Le pétrole arrive donc, en nappe circulaire gazeuse très mince, dans la buse ; là, il rencontre un jet de vapeur d’eau, qui le pulvérise, et le lance dans le foyer, sous forme de fine poussière.

Pendant les essais, qui durèrent cinq heures environ, les brûleurs fonctionnèrent avec une régularité parfaite. La pression à la chaudière se maintint toujours au maximum. Les chauffeurs, restés sur le pont, regardaient avec étonnement ces nouveaux engins, qui rendaient leur présence à bord à peu près inutile.

Pendant les manœuvres, et lorsqu’il fallut ralentir la marche, les ingénieurs de la Compagnie se rendirent maîtres de la pression avec une facilité surprenante. Il leur suffit d’éteindre un à un les brûleurs en fermant simplement le robinet d’arrivée du pétrole.

La consommation moyenne d’huile minérale, fut, pendant l’essai, de 115 kilogrammes d’huile minérale par heure : la consommation de charbon aurait été, dans les mêmes conditions, de 201 kilogrammes. Le pétrole a donc présenté un rendement supérieur de 74 pour 100 de celui du charbon.

Le pétrole employé comme agent de chauffage, a d’autres avantages dans la navigation maritime.

Une tonne de houille occuperait un volume presque double de celui qu’occupent 1 000 kilogrammes de pétrole. Il est donc possible d’augmenter ainsi la place destinée au fret.

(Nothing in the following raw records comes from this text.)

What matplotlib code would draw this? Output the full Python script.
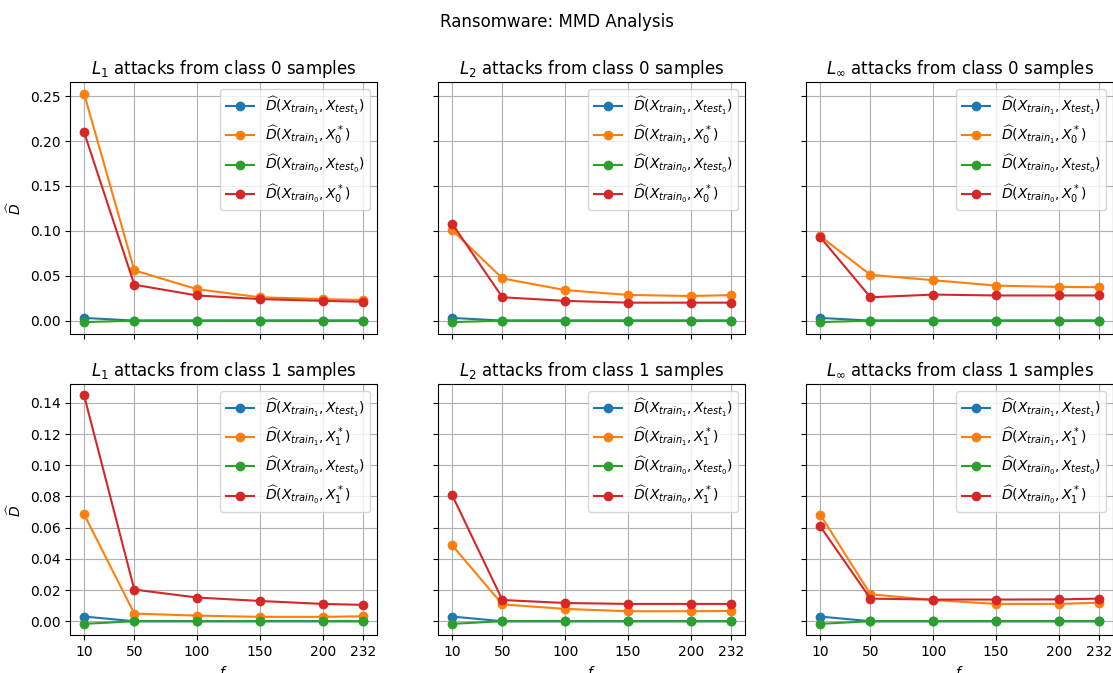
import matplotlib

matplotlib.use("Agg")
import matplotlib.pyplot as plt

# number of features f
features = [10, 50, 100, 150, 200, 232]

# baseline distances (same in every panel)
train1_test1 = [0.003, 0.0, 0.0, 0.0, 0.0, 0.0]
train0_test0 = [-0.0017, 0.0, 0.0, 0.0, 0.0, 0.0]

# class 0 attacks: distance from train_1 / train_0 to adversarial X_0^*
l1_c0_train1 = [0.253, 0.056, 0.035, 0.026, 0.024, 0.023]
l1_c0_train0 = [0.210, 0.040, 0.028, 0.024, 0.022, 0.021]
l2_c0_train1 = [0.101, 0.047, 0.034, 0.0286, 0.0274, 0.0284]
l2_c0_train0 = [0.108, 0.026, 0.022, 0.020, 0.020, 0.020]
linf_c0_train1 = [0.094, 0.051, 0.045, 0.039, 0.0375, 0.0372]
linf_c0_train0 = [0.093, 0.026, 0.029, 0.028, 0.028, 0.028]

# class 1 attacks: distance from train_1 / train_0 to adversarial X_1^*
l1_c1_train1 = [0.0686, 0.0049, 0.0036, 0.0028, 0.0028, 0.0032]
l1_c1_train0 = [0.1449, 0.0203, 0.0152, 0.0130, 0.0111, 0.0105]
l2_c1_train1 = [0.0487, 0.0108, 0.0079, 0.0064, 0.0064, 0.0066]
l2_c1_train0 = [0.0809, 0.0136, 0.0117, 0.0111, 0.0111, 0.0111]
linf_c1_train1 = [0.0684, 0.0173, 0.0136, 0.0111, 0.0111, 0.0119]
linf_c1_train0 = [0.0609, 0.0145, 0.0139, 0.0139, 0.0140, 0.0145]

norms = [r"$L_1$", r"$L_2$", r"$L_\infty$"]
attacks = {
    0: [(l1_c0_train1, l1_c0_train0), (l2_c0_train1, l2_c0_train0), (linf_c0_train1, linf_c0_train0)],
    1: [(l1_c1_train1, l1_c1_train0), (l2_c1_train1, l2_c1_train0), (linf_c1_train1, linf_c1_train0)],
}

fig, axes = plt.subplots(2, 3, figsize=(11.13, 6.73), dpi=100, sharex=True, sharey="row")
# right column runs up to the figure edge, as in the original export
fig.subplots_adjust(left=0.063, right=1.0, bottom=0.056, top=0.878, wspace=0.2, hspace=0.2)
fig.suptitle("Ransomware: MMD Analysis")

for row, cls in enumerate([0, 1]):
    for col, norm in enumerate(norms):
        ax = axes[row, col]
        adv_train1, adv_train0 = attacks[cls][col]
        ax.plot(features, train1_test1, marker="o",
                label=r"$\widehat{D}(X_{train_1}, X_{test_1})$")
        ax.plot(features, adv_train1, marker="o",
                label=r"$\widehat{D}(X_{train_1}, X_{%d}^*)$" % cls)
        ax.plot(features, train0_test0, marker="o",
                label=r"$\widehat{D}(X_{train_0}, X_{test_0})$")
        ax.plot(features, adv_train0, marker="o",
                label=r"$\widehat{D}(X_{train_0}, X_{%d}^*)$" % cls)
        ax.set_title(f"{norm} attacks from class {cls} samples")
        ax.set_xticks(features)
        ax.grid(True)
        ax.legend(loc="upper right")
        if col == 0:
            ax.set_ylabel(r"$\widehat{D}$")
        if row == 1:
            ax.set_xlabel(r"$f$")

fig.savefig("out.png")
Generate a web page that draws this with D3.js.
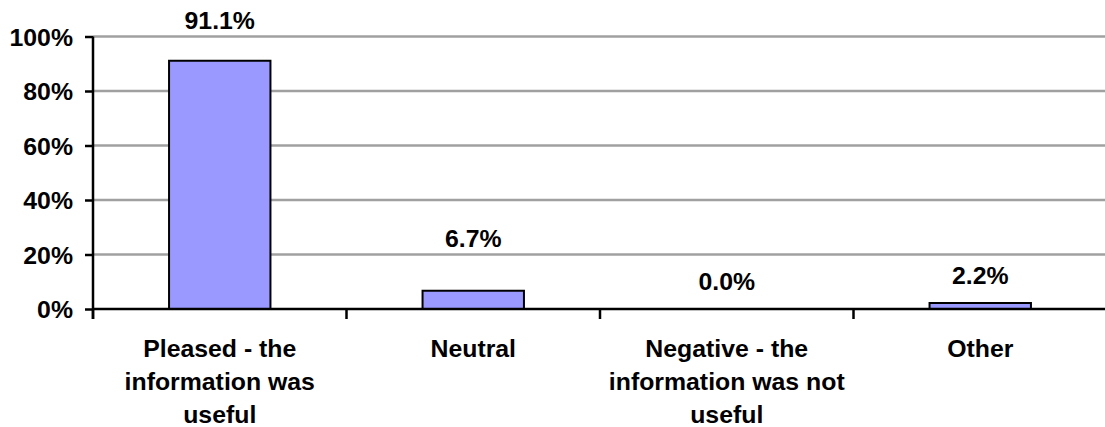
<!DOCTYPE html>
<html>
<head>
<meta charset="utf-8">
<script src="https://cdn.jsdelivr.net/npm/d3@7"></script>
<style>
  html, body { margin: 0; padding: 0; background: #fff; }
  svg { display: block; }
  text { font-family: "Liberation Sans", Arial, sans-serif; font-weight: bold; fill: #000; }
</style>
</head>
<body>
<svg id="chart" width="1105" height="427"></svg>
<script>
// Survey response categories (each label split into its wrapped lines)
const categories = [
  ["Pleased - the", "information was", "useful"],
  ["Neutral"],
  ["Negative - the", "information was not", "useful"],
  ["Other"]
];
// Share of responses, in percent
const values = [91.1, 6.7, 0.0, 2.2];
// Value-axis tick values
const yTicks = [0, 20, 40, 60, 80, 100];

(function drawChart() {
  const svg = d3.select("#chart");
  const plotLeft = 93, plotRight = 1107, plotTop = 36.5, plotBottom = 309;
  const fontSize = 23, stretch = 1.08;

  const x = d3.scaleBand()
    .domain(d3.range(categories.length))
    .range([plotLeft, plotRight])
    .paddingInner(0.6)
    .paddingOuter(0.3);

  const y = d3.scaleLinear().domain([0, 100]).range([plotBottom, plotTop]);

  // Horizontal gridlines
  svg.append("g")
    .selectAll("line")
    .data(yTicks.filter(d => d > 0))
    .join("line")
    .attr("x1", plotLeft).attr("x2", plotRight)
    .attr("y1", d => y(d)).attr("y2", d => y(d))
    .attr("stroke", "#a0a0a0")
    .attr("stroke-width", 2.5);

  // Bars
  svg.append("g")
    .selectAll("rect")
    .data(values)
    .join("rect")
    .attr("x", (d, i) => x(i))
    .attr("width", x.bandwidth())
    .attr("y", d => y(d))
    .attr("height", d => y(0) - y(d))
    .attr("fill", "#9999ff")
    .attr("stroke", "#000")
    .attr("stroke-width", 2);

  // Value axis
  const yAxis = svg.append("g")
    .attr("transform", `translate(${plotLeft},0)`)
    .call(d3.axisLeft(y).tickValues(yTicks).tickSize(8).tickFormat(d => d + "%"));
  yAxis.select(".domain").attr("stroke", "#000").attr("stroke-width", 2.5)
    .attr("d", `M0,${y(100)}V${y(0) + 10}`);
  yAxis.selectAll(".tick line").attr("stroke", "#000").attr("stroke-width", 2.5);
  yAxis.selectAll(".tick text")
    .attr("x", null).attr("dy", null)
    .attr("transform", `translate(-20,8.5) scale(${stretch},1)`)
    .style("font-size", fontSize + "px")
    .style("font-family", '"Liberation Sans", Arial, sans-serif')
    .style("font-weight", "bold")
    .attr("text-anchor", "end");

  // Category axis
  const bounds = d3.range(categories.length + 1).map(i => plotLeft + i * x.step());
  const xAxis = svg.append("g");
  xAxis.append("line")
    .attr("x1", plotLeft).attr("x2", plotRight)
    .attr("y1", y(0)).attr("y2", y(0))
    .attr("stroke", "#000").attr("stroke-width", 2.5);
  xAxis.selectAll("line.tick")
    .data(bounds)
    .join("line")
    .attr("class", "tick")
    .attr("x1", d => d).attr("x2", d => d)
    .attr("y1", y(0)).attr("y2", y(0) + 10)
    .attr("stroke", "#000").attr("stroke-width", 2.5);

  const lineGap = 33;
  categories.forEach((lines, i) => {
    const cx = x(i) + x.bandwidth() / 2;
    lines.forEach((ln, j) => {
      svg.append("text")
        .attr("transform", `translate(${cx},${356.5 + j * lineGap}) scale(${stretch},1)`)
        .attr("text-anchor", "middle")
        .style("font-size", fontSize + "px")
        .text(ln);
    });
  });

  // Value labels above each bar
  const labelLift = [31.5, 44, 19, 19];
  svg.append("g")
    .selectAll("text")
    .data(values)
    .join("text")
    .attr("transform", (d, i) => `translate(${x(i) + x.bandwidth() / 2},${y(d) - labelLift[i]}) scale(${stretch},1)`)
    .attr("text-anchor", "middle")
    .style("font-size", fontSize + "px")
    .text(d => d.toFixed(1) + "%");
})();
</script>
</body>
</html>
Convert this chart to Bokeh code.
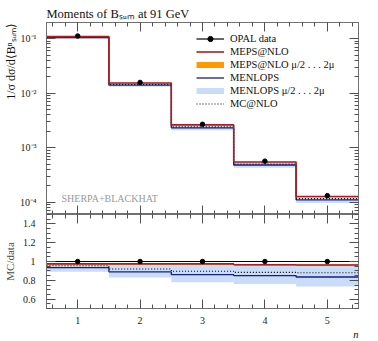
import numpy as np
from bokeh.plotting import figure
from bokeh.layouts import column
from bokeh.models import (FixedTicker, CustomJSTickFormatter, LinearAxis, LogAxis,
                          Label, Legend, LegendItem, Range1d, Title)
from bokeh.embed import file_html
from bokeh.resources import INLINE

# ---------------- data ----------------
n_values = [1, 2, 3, 4, 5]
bin_edges = [0.5, 1.5, 2.5, 3.5, 4.5, 5.5]
opal_data = [0.112, 0.0158, 0.0027, 0.00057, 0.000133]
opal_err = [0.0012, 0.0002, 0.00004, 0.00001, 0.000003]

meps_ratio = [0.975, 0.975, 0.975, 0.966, 0.962]
meps_lo = [0.966, 0.966, 0.966, 0.956, 0.952]
meps_hi = [0.984, 0.984, 0.982, 0.973, 0.970]

menlops_ratio = [0.935, 0.89, 0.86, 0.85, 0.835]
menlops_lo = [0.89, 0.83, 0.78, 0.76, 0.735]
menlops_hi = [0.962, 0.96, 0.96, 0.96, 0.96]

mcnlo_ratio = [0.955, 0.92, 0.897, 0.884, 0.88]

x_ticks = [1, 2, 3, 4, 5]
y_ticks_top = [1e-4, 1e-3, 1e-2, 1e-1]
y_ticks_ratio = [0.6, 0.8, 1.0, 1.2, 1.4]

# ---------------- styles ----------------
FONT = "Liberation Serif"
RED = "#b01c1c"
ORANGE = "#ff9900"
NAVY = "#1c1c82"
LIGHTBLUE = "#c9dcf8"
AXIS_COL = "#707070"
TICK_COL = "#505050"

data = np.array(opal_data)
err = np.array(opal_err)
edges = np.array(bin_edges)
left, right = edges[:-1], edges[1:]


def steps(vals):
    v = list(vals)
    return v + [v[-1]]


x_minor = [float(v) for v in np.round(np.arange(0.6, 5.5, 0.2), 3)]
x_ticker = FixedTicker(ticks=x_ticks, minor_ticks=x_minor)
log_minor = [k * 10.0 ** e for e in range(-5, 0) for k in range(2, 10)]
ylog_ticker = FixedTicker(ticks=y_ticks_top, minor_ticks=log_minor)
yr_ticker = FixedTicker(ticks=y_ticks_ratio,
                        minor_ticks=[float(v) for v in np.round(np.arange(0.5, 1.51, 0.05), 3)])

log_fmt = CustomJSTickFormatter(code="""
const e = Math.round(Math.log10(tick));
const sup = {'-':'\u207b','0':'\u2070','1':'\u00b9','2':'\u00b2','3':'\u00b3','4':'\u2074','5':'\u2075'};
return '10' + String(e).split('').map(c => sup[c]).join('');
""")
plain_fmt = CustomJSTickFormatter(code="return String(tick);")
blank_fmt = CustomJSTickFormatter(code="return '';")


def style_axis(ax, show_labels=True):
    ax.axis_line_color = AXIS_COL
    ax.major_tick_line_color = TICK_COL
    ax.minor_tick_line_color = TICK_COL
    ax.major_tick_in = 9
    ax.major_tick_out = 0
    ax.minor_tick_in = 4
    ax.minor_tick_out = 0
    ax.major_label_text_font = FONT
    ax.major_label_text_font_size = "10px"
    ax.major_label_text_color = "#222222"
    if not show_labels:
        ax.formatter = blank_fmt
        ax.major_label_text_font_size = "1px"
        ax.major_label_standoff = 0


# ---------------- top panel ----------------
top = figure(width=362, height=214, y_axis_type="log",
             x_range=Range1d(0.5, 5.5), y_range=Range1d(6.0e-5, 0.198),
             output_backend="svg", toolbar_location=None,
             min_border_left=39, min_border_right=4, min_border_top=22,
             min_border_bottom=0)
top.grid.visible = False
top.outline_line_color = AXIS_COL
top.title.text = "Moments of B\u209b\u1d64\u2098 at 91 GeV"
top.title.text_font = FONT
top.title.text_font_size = "12.5px"
top.title.text_font_style = "normal"
top.title.text_color = "#111111"
top.title.align = "left"
top.title.standoff = 4
top.xaxis.ticker = x_ticker
style_axis(top.xaxis[0], show_labels=False)
top.yaxis.ticker = ylog_ticker
top.yaxis.formatter = log_fmt
style_axis(top.yaxis[0])
top.yaxis.major_label_standoff = 10
top.add_layout(Title(text="1/\u03c3 d\u03c3/d\u27e8B\u207f\u209b\u1d64\u2098\u27e9",
                     align="right", text_font=FONT, text_font_style="normal",
                     text_font_size="12px", text_color="#111111", standoff=0),
               "left")
ax_r = LogAxis(ticker=ylog_ticker)
style_axis(ax_r, show_labels=False)
top.add_layout(ax_r, "right")
ax_t = LinearAxis(ticker=x_ticker)
style_axis(ax_t, show_labels=False)
top.add_layout(ax_t, "above")

top.quad(left=left, right=right, bottom=data * np.array(menlops_lo),
         top=data * np.array(menlops_hi), fill_color=LIGHTBLUE, line_color=None)
top.quad(left=left, right=right, bottom=data * np.array(meps_lo),
         top=data * np.array(meps_hi), fill_color=ORANGE, line_color=None)
top.step(x=edges, y=steps(data * np.array(menlops_ratio)), mode="after",
         line_color=NAVY, line_width=1.3)
top.step(x=edges, y=steps(data * np.array(mcnlo_ratio)), mode="after",
         line_color="black", line_width=1.1, line_dash="1 2")
top.step(x=edges, y=steps(data * np.array(meps_ratio)), mode="after",
         line_color=RED, line_width=1.6)
top.segment(x0=n_values, y0=data - err, x1=n_values, y1=data + err,
            line_color="black", line_width=1.2)
top.scatter(x=n_values, y=data, size=4.5, color="black")

# legend (proxy glyphs placed outside the visible range)
px, py = [-10, -9], [1.0, 1.0]
r_d_line = top.line(x=px, y=py, line_color="black", line_width=1.2)
r_d_dot = top.scatter(x=[-10], y=[1.0], size=4.5, color="black")
r_meps = top.line(x=px, y=py, line_color=RED, line_width=1.6)
r_meps_b = top.line(x=px, y=py, line_color=ORANGE, line_width=6)
r_menl = top.line(x=px, y=py, line_color=NAVY, line_width=1.3)
r_menl_b = top.line(x=px, y=py, line_color=LIGHTBLUE, line_width=6)
r_mc = top.line(x=px, y=py, line_color="black", line_width=1.1, line_dash="1 2")

legend = Legend(items=[
    LegendItem(label="OPAL data", renderers=[r_d_line, r_d_dot]),
    LegendItem(label="MEPS@NLO", renderers=[r_meps]),
    LegendItem(label="MEPS@NLO \u03bc/2 . . . 2\u03bc", renderers=[r_meps_b]),
    LegendItem(label="MENLOPS", renderers=[r_menl]),
    LegendItem(label="MENLOPS \u03bc/2 . . . 2\u03bc", renderers=[r_menl_b]),
    LegendItem(label="MC@NLO", renderers=[r_mc]),
], location=(148, 102))
legend.background_fill_alpha = 0
legend.border_line_alpha = 0
legend.padding = 2
legend.margin = 0
legend.spacing = 0
legend.glyph_width = 28
legend.glyph_height = 13
legend.label_height = 13
legend.label_standoff = 6
legend.label_text_font = FONT
legend.label_text_font_size = "10.5px"
legend.label_text_color = "#111111"
top.add_layout(legend)

top.add_layout(Label(x=0.5, y=1e-4, x_offset=15, y_offset=4,
                     text="SHERPA+BLACKHAT", text_font=FONT, text_font_size="10px",
                     text_baseline="middle", text_align="left", text_color="#9a9a9a"))

# ---------------- ratio panel ----------------
rat = figure(width=362, height=125, x_range=top.x_range, y_range=Range1d(0.5, 1.5),
             output_backend="svg", toolbar_location=None,
             min_border_left=39, min_border_right=4, min_border_top=0,
             min_border_bottom=30)
rat.grid.visible = False
rat.outline_line_color = AXIS_COL
rat.xaxis.ticker = x_ticker
style_axis(rat.xaxis[0])
rat.xaxis.formatter = plain_fmt
rat.xaxis.major_label_standoff = 8
rat.add_layout(Title(text="n", align="right", text_font=FONT, text_font_style="italic",
                     text_font_size="10.5px", text_color="#111111", standoff=0),
               "below")
rat.yaxis.ticker = yr_ticker
style_axis(rat.yaxis[0])
rat.yaxis.formatter = plain_fmt
rat.yaxis.major_label_standoff = 11
rat.yaxis.axis_label = "MC/data"
rat.yaxis.axis_label_text_font = FONT
rat.yaxis.axis_label_text_font_style = "normal"
rat.yaxis.axis_label_text_font_size = "11px"
rat.yaxis.axis_label_standoff = 4
ax_r2 = LinearAxis(ticker=yr_ticker)
style_axis(ax_r2, show_labels=False)
rat.add_layout(ax_r2, "right")
ax_t2 = LinearAxis(ticker=x_ticker)
style_axis(ax_t2, show_labels=False)
rat.add_layout(ax_t2, "above")

rat.quad(left=left, right=right, bottom=menlops_lo, top=menlops_hi,
         fill_color=LIGHTBLUE, line_color=None)
rat.quad(left=left, right=right, bottom=meps_lo, top=meps_hi,
         fill_color=ORANGE, line_color=None)
rat.step(x=edges, y=steps(menlops_ratio), mode="after", line_color=NAVY, line_width=1.3)
rat.step(x=edges, y=steps(mcnlo_ratio), mode="after", line_color="black",
         line_width=1.1, line_dash="1 2")
rat.step(x=edges, y=steps(meps_ratio), mode="after", line_color=RED, line_width=1.6)
data_ratio = data / data
rat.step(x=edges, y=steps(data_ratio), mode="after", line_color="black", line_width=1.2)
rat.scatter(x=n_values, y=data_ratio, size=4.5, color="black")

layout = column(top, rat, spacing=0)
open("out.html", "w").write(file_html(layout, INLINE))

Les incendies causés par la combustion spontanée du charbon, ne sont plus à craindre. Les arrimages à bord sont faciles : une simple pompe suffit. Même avantage, en ce qui concerne les chauffeurs, dont on peut diminuer le nombre, puisqu’une pompe actionnée par la machine, peut remplacer leur travail, qui se réduit à régler le débit du liquide.

Ajoutons que le pétrole étant exempt de soufre, ne saurait endommager les parois des chaudières, ni encrasser les tubes. Quand le tirage est bien réglé, le naphte ne laisse pas dégager au-dessus du navire, comme ceux qui sont chauffés au charbon, un long panache de fumée, qui, en temps de guerre, révèle leur présence. Avec le pétrole, il n’y a pas à piquer le combustible, pour faciliter la circulation de l’air dans les foyers : les brûleurs fonctionnent comme des becs de gaz. Enfin, il n’y a production ni de cendres ni de fumée, par sa combustion.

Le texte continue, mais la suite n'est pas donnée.